I arrived at the hut around 3PM where I found Marc in the hut splitting wood. He directed me to where they had already set up camp for the night, about 400yards north of the hut. I promptly started setting up my shelter. I'd be sleeping under a MYOG Hammock Tarp (8.5'x11') with a OR Highland Bivy. This would be a trip of many firsts for me. The first night winter camping, first night with the bivy, and only my third night with the tarp. I used a continuous ridgeline between two trees and used my new REI Snow Stakes (x4) at each of the tarps corners. I pitched the tarp sides as low to the ground as I could to reduce any wind coming up and under them. Once my tarp was pitched, I shoveled snow around the sides and at the end facing Round Valley to reduce the likelihood of wind and blown snow coming from those directions. This would prove to be a great idea as the wind that night was quite ferocious. After I got my camp situated I joined the others in the Hut where we had decided to have dinner and stay for conversation.

At around 8:30 we all decided that we would "try" out our shelters and see how well they would weather the constant gusts of wind that had been increasing steadily through the evening. Upon reaching our camp, Jacob, David, and I discovered that David's MLD Trailstar had not fared so well in the wind. The center pole had fallen down and three of the stakes had pulled out of the ground. A sleeping bag and NeoAir had blown away, but they were found without too long of a search.
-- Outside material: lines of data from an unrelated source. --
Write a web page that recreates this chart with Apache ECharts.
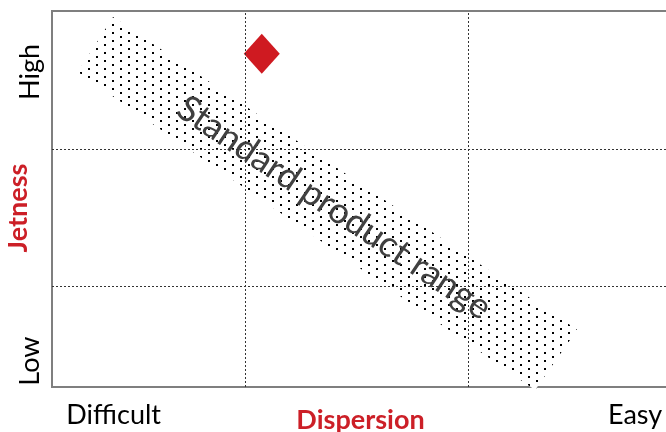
<!DOCTYPE html>
<html>
<head>
<meta charset="utf-8">
<script src="https://cdn.jsdelivr.net/npm/echarts@6/dist/echarts.min.js"></script>
<style>
  html, body { margin: 0; padding: 0; background: #fff; }
  #main { width: 666px; height: 432px; }
</style>
</head>
<body>
<div id="main"></div>
<script>
// quadrant dividers (axis units 0-100)
var xDividers = [31.3, 67.4];
var yDividers = [63.3, 26.9];
// axis end labels
var xLabels = ['Difficult', 'Easy'];
var xLabelPos = [10.0, 94.5];
var yLabels = ['Low', 'High'];
var yLabelPos = [6.9, 83.8];
// standard range band corners: top, left, bottom, right
var bandX = [9.9, 4.2, 78.3, 85.1];
var bandY = [98.4, 83.8, -0.8, 15.2];
var bandText = 'Standard product range';
// product position
var productX = [34.0];
var productY = [88.6];

var red = '#cc1f27';
var font = 'Lato';

// dotted fill tile
var tile = document.createElement('canvas');
tile.width = 16;
tile.height = 8;
var ctx = tile.getContext('2d');
ctx.fillStyle = '#fff';
ctx.fillRect(0, 0, 16, 8);
ctx.fillStyle = '#000';
ctx.fillRect(0, 0, 2, 2);
ctx.fillRect(8, 4, 2, 2);

var chart = echarts.init(document.getElementById('main'));

var option = {
  backgroundColor: '#fff',
  animation: false,
  grid: {
    left: 52,
    top: 11,
    right: -3,
    bottom: 45,
    outerBoundsMode: 'none',
    containLabel: false,
    show: true,
    borderColor: '#7f7f7f',
    borderWidth: 2
  },
  xAxis: {
    type: 'value',
    min: 0,
    max: 100,
    axisLine: { show: true, lineStyle: { color: '#7f7f7f', width: 2 } },
    axisTick: { show: false },
    splitLine: { show: false },
    axisLabel: {
      customValues: xLabelPos,
      formatter: function (v) { return xLabels[xLabelPos.indexOf(v)]; },
      color: '#000',
      fontSize: 27,
      fontFamily: font,
      margin: 15
    },
    name: 'Dispersion',
    nameLocation: 'middle',
    nameGap: 20,
    nameMoveOverlap: false,
    nameTextStyle: { color: red, fontWeight: 'bold', fontSize: 27, fontFamily: font }
  },
  yAxis: {
    type: 'value',
    min: 0,
    max: 100,
    axisLine: { show: true, lineStyle: { color: '#7f7f7f', width: 2 } },
    axisTick: { show: false },
    splitLine: { show: false },
    axisLabel: {
      customValues: yLabelPos,
      formatter: function (v) { return yLabels[yLabelPos.indexOf(v)]; },
      rotate: 90,
      color: '#000',
      fontSize: 27,
      fontFamily: font,
      margin: 8
    },
    name: 'Jetness',
    nameLocation: 'middle',
    nameGap: 20,
    nameMoveOverlap: false,
    nameTextStyle: { color: red, fontWeight: 'bold', fontSize: 27, fontFamily: font, padding: [0, 18, 0, 0] }
  },
  series: [
    {
      // dotted quadrant lines
      type: 'line',
      data: [],
      z: 1,
      markLine: {
        silent: true,
        symbol: ['none', 'none'],
        label: { show: false },
        lineStyle: { type: [2, 2], color: '#333', width: 1 },
        data: xDividers.map(function (x) { return { xAxis: x }; })
          .concat(yDividers.map(function (y) { return { yAxis: y }; }))
      }
    },
    {
      // standard product range band
      type: 'custom',
      z: 2,
      clip: false,
      data: [[0]],
      renderItem: function (params, api) {
        var pts = bandX.map(function (x, i) { return api.coord([x, bandY[i]]); });
        var cx = 0, cy = 0;
        pts.forEach(function (p) { cx += p[0] / 4; cy += p[1] / 4; });
        var ang = Math.atan2(pts[3][1] - pts[0][1], pts[3][0] - pts[0][0]);
        cx += Math.cos(ang) * 10;
        cy += Math.sin(ang) * 10;
        return {
          type: 'group',
          children: [
            {
              type: 'polygon',
              shape: { points: pts },
              style: { fill: { image: tile, repeat: 'repeat' }, stroke: null }
            },
            {
              type: 'text',
              x: cx,
              y: cy,
              rotation: -ang,
              style: {
                text: bandText,
                fill: '#404040',
                font: '36px ' + font,
                align: 'center',
                verticalAlign: 'middle'
              }
            }
          ]
        };
      }
    },
    {
      // product marker
      type: 'scatter',
      z: 3,
      symbol: 'diamond',
      symbolSize: [36, 40],
      itemStyle: { color: '#cf1a21', opacity: 1 },
      data: productX.map(function (x, i) { return [x, productY[i]]; })
    }
  ]
};

chart.setOption(option);
</script>
</body>
</html>
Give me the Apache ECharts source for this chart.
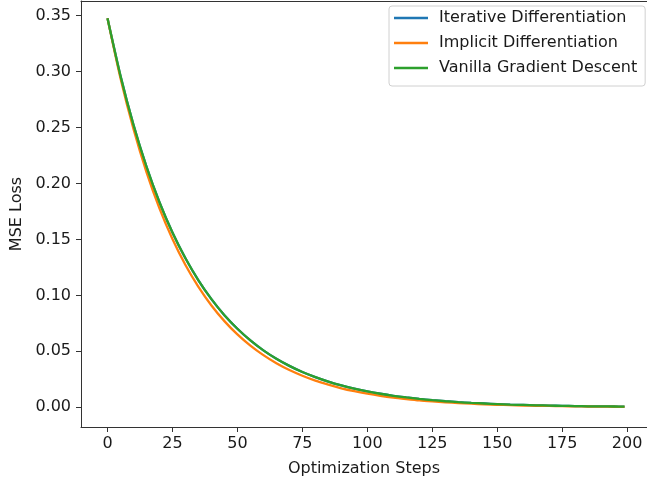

I shimmied into my bivy and quickly found that if I closed the head portion a lot of condensation would be trapped inside so I partially folded back the hood so that I could breathe to the open air. For about the next 4 hours I got about 5 minutes of sleep at a time. Constantly waking to the sound of the wind and peeking out of my balaclava to see the tarp billow with each gust hoping that my stakes and homemade tieouts would hold. Occasionally the spindrift would circle its way around my tarp and come in through the more "open" end and land on my partially exposed face. Quite the way to keep waking up through the night! I finally figured out that I could put my wool buff under the balaclava and cover my nose and mouth to reduce the jarring cold of the spindrift. At 2AM Marc came around with his flashlight yelling at me to see if I was ok. He noticed I had the bivy and said something to the effect of "Oh, you've got a bivy, you're alright." He said that he, Rick and Jacob were going to spend the right of the night in the hut. It was about that time that I noticed that I had about an inch of snow around my shoulders and a fair bit sticking to one side of my balaclava. I decided that for the next 4 hours I could handle the condensation of being fully inside the bivy. I only woke a few more times until sunrise, the best sleep I had all night, but did notice that my condensation was freezing to the inside of the bivy. Good thing I was only out for one night. I was all packed up by the time that Jacob and Rick had made their way back to pack their stuff and I made my way to the Hut for warmth and breakfast.

The hike out was much easier than my hike in. Largely due to taking the western route rather than the PCT route that I had followed the previous day. Also, having more eyes to find the "proper" trail helped in getting us back to the ridge safely. The wind was still quite powerful and I doubt you could have had a conversation with someone 3ft away while on the ridge. I covered as much of my face as possible until we reached the end of the ridge and dropped into Crystal Valley finally out of the wind.

Edited by cobberman on 02/27/2013 20:26:35 MST.